§ AIM OF THE TASK
In the listing that follows, count every line with the word "draws" in it and write only the total.

* begin EXCERPTED RECORDS *

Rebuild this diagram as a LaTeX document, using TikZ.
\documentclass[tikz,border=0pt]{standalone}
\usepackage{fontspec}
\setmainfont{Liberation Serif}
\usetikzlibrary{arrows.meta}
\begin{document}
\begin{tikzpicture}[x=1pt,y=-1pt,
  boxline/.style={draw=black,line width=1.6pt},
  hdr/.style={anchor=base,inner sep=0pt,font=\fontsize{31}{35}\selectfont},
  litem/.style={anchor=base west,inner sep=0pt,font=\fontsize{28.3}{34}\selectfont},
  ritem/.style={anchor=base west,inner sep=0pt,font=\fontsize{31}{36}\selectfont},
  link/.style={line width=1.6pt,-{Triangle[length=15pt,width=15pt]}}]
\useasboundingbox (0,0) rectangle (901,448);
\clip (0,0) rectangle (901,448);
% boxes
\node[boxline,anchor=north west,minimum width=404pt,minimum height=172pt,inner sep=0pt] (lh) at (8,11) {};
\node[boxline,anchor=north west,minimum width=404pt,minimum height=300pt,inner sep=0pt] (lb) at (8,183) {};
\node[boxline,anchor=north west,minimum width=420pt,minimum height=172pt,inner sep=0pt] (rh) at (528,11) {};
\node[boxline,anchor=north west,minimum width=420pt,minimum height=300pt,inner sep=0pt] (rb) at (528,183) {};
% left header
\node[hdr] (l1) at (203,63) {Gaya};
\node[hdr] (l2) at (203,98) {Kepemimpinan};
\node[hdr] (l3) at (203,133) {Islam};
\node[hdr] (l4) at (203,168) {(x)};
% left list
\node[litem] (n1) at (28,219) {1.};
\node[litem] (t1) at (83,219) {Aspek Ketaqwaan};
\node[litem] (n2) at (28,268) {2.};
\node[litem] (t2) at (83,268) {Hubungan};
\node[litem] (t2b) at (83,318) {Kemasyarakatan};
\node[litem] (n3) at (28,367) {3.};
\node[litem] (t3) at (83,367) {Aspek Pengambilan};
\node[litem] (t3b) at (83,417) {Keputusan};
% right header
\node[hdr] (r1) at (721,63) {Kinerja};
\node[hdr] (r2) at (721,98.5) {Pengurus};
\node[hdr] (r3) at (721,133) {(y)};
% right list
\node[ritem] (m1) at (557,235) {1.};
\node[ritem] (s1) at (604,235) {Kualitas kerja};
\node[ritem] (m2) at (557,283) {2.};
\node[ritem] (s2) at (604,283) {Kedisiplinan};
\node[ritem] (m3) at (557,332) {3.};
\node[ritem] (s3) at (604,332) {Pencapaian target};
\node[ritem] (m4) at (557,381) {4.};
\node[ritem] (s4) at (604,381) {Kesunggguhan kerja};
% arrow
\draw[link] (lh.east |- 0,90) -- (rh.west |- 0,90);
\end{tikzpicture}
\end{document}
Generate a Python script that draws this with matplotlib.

* end EXCERPTED RECORDS *
* begin EXCERPTED RECORDS *

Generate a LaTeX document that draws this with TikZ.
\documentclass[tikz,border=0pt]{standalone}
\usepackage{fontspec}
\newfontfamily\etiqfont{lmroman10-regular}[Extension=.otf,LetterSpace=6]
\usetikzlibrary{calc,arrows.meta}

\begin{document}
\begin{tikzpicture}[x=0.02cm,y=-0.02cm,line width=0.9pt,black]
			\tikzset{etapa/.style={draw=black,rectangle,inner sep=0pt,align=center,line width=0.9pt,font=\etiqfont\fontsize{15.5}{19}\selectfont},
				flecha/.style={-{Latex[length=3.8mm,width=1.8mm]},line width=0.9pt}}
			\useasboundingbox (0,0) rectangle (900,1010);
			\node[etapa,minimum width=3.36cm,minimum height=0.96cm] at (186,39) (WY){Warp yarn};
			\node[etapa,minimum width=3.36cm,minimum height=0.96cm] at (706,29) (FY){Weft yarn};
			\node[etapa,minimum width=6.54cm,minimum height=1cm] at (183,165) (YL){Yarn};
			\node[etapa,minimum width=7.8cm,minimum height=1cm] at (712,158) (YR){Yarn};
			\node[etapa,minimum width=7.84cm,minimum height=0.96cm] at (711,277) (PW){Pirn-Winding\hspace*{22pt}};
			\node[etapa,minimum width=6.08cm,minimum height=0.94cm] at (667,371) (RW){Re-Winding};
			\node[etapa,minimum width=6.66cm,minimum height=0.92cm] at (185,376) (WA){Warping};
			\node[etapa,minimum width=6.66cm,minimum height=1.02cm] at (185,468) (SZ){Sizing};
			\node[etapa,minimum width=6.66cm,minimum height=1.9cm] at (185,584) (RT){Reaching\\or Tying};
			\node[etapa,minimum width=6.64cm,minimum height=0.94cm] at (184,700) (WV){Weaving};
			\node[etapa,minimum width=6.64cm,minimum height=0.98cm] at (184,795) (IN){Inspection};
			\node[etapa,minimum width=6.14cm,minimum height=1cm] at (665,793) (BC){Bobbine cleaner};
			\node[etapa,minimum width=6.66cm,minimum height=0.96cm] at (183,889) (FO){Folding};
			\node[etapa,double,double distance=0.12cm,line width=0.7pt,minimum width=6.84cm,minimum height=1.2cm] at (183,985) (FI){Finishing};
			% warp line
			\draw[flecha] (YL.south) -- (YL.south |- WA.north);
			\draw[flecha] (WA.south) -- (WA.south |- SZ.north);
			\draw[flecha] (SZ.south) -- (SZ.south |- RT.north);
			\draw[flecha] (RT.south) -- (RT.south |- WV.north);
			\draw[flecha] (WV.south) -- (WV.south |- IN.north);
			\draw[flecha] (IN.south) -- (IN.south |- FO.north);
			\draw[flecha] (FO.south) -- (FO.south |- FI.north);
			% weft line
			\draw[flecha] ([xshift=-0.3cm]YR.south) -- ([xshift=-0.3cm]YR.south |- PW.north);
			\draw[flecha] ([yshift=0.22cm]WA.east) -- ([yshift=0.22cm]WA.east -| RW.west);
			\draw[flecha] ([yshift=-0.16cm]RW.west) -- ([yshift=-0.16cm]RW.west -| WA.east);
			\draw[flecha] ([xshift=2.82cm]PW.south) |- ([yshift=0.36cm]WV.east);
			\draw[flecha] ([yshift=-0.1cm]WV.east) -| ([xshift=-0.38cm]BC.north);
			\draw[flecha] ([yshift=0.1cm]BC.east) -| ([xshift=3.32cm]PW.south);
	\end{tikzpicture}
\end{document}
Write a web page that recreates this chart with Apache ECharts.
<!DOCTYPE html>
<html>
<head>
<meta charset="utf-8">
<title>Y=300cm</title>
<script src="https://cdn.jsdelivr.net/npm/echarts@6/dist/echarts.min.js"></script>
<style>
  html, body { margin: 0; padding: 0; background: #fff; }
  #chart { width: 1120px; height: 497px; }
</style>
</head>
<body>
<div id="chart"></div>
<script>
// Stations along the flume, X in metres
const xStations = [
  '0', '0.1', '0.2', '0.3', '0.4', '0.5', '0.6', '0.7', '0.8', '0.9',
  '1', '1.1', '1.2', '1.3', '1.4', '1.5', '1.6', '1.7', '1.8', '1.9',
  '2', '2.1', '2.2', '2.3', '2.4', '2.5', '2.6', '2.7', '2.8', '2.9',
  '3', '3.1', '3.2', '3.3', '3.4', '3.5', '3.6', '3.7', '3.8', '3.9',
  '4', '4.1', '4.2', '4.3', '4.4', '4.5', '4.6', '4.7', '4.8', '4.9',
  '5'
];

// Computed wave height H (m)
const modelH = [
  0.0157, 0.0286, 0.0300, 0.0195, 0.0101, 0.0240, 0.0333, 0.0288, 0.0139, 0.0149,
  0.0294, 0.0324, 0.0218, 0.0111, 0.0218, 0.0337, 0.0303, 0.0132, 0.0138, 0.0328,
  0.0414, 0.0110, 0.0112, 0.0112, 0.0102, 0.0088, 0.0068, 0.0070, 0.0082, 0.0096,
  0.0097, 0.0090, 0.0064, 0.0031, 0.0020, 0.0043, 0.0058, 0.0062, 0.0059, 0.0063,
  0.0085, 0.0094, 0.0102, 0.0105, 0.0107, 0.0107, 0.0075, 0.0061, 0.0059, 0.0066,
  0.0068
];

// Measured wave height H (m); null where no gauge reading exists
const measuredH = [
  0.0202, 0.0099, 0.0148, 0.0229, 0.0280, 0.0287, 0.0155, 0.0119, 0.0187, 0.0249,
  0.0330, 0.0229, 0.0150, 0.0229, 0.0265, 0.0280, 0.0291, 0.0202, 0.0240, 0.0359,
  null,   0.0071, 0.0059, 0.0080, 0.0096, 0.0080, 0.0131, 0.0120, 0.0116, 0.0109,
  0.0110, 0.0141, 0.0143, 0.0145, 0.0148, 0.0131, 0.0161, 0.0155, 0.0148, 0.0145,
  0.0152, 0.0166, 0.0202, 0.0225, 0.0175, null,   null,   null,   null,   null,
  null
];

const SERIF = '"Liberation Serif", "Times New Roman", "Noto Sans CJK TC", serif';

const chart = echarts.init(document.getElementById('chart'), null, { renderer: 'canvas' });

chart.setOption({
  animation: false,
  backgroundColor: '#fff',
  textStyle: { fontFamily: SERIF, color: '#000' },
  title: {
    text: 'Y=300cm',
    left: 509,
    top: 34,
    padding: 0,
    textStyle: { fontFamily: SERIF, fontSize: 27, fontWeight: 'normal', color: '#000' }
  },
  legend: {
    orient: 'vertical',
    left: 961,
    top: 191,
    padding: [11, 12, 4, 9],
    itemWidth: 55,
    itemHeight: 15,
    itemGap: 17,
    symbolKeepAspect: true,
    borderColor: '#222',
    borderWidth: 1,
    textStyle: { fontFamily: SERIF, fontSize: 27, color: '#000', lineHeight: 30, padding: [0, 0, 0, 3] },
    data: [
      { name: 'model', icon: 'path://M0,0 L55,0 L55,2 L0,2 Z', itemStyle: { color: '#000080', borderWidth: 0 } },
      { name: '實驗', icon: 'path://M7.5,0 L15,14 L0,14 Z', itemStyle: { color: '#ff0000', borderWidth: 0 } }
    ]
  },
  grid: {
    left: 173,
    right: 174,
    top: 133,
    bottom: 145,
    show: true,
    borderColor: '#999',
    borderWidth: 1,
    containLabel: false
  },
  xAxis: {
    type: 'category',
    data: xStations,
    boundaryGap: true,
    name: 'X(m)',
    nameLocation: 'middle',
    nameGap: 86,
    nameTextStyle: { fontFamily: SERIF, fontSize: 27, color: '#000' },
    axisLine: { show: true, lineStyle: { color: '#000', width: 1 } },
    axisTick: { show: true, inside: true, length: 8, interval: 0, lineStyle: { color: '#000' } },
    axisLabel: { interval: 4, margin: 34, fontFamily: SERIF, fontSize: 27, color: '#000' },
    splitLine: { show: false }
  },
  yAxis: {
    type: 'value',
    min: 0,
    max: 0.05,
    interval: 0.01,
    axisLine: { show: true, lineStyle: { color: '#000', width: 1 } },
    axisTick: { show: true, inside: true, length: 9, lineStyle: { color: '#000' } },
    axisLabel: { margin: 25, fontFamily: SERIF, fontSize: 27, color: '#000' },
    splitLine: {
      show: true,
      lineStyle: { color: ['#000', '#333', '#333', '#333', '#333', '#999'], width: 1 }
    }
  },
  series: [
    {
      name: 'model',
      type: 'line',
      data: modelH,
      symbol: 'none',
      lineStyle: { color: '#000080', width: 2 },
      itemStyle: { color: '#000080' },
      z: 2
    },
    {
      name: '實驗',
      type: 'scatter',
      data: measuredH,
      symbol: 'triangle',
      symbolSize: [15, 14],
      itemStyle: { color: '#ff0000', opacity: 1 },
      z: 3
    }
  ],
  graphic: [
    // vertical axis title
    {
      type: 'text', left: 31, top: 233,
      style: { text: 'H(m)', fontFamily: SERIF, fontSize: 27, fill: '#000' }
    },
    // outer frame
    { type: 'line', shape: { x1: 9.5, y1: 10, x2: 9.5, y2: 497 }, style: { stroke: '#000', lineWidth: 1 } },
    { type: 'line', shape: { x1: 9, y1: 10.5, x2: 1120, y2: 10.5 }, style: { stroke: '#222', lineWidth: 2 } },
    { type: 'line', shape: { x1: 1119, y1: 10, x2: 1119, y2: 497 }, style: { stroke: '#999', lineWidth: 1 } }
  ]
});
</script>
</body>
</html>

* end EXCERPTED RECORDS *

§ FINISHED ANSWER
2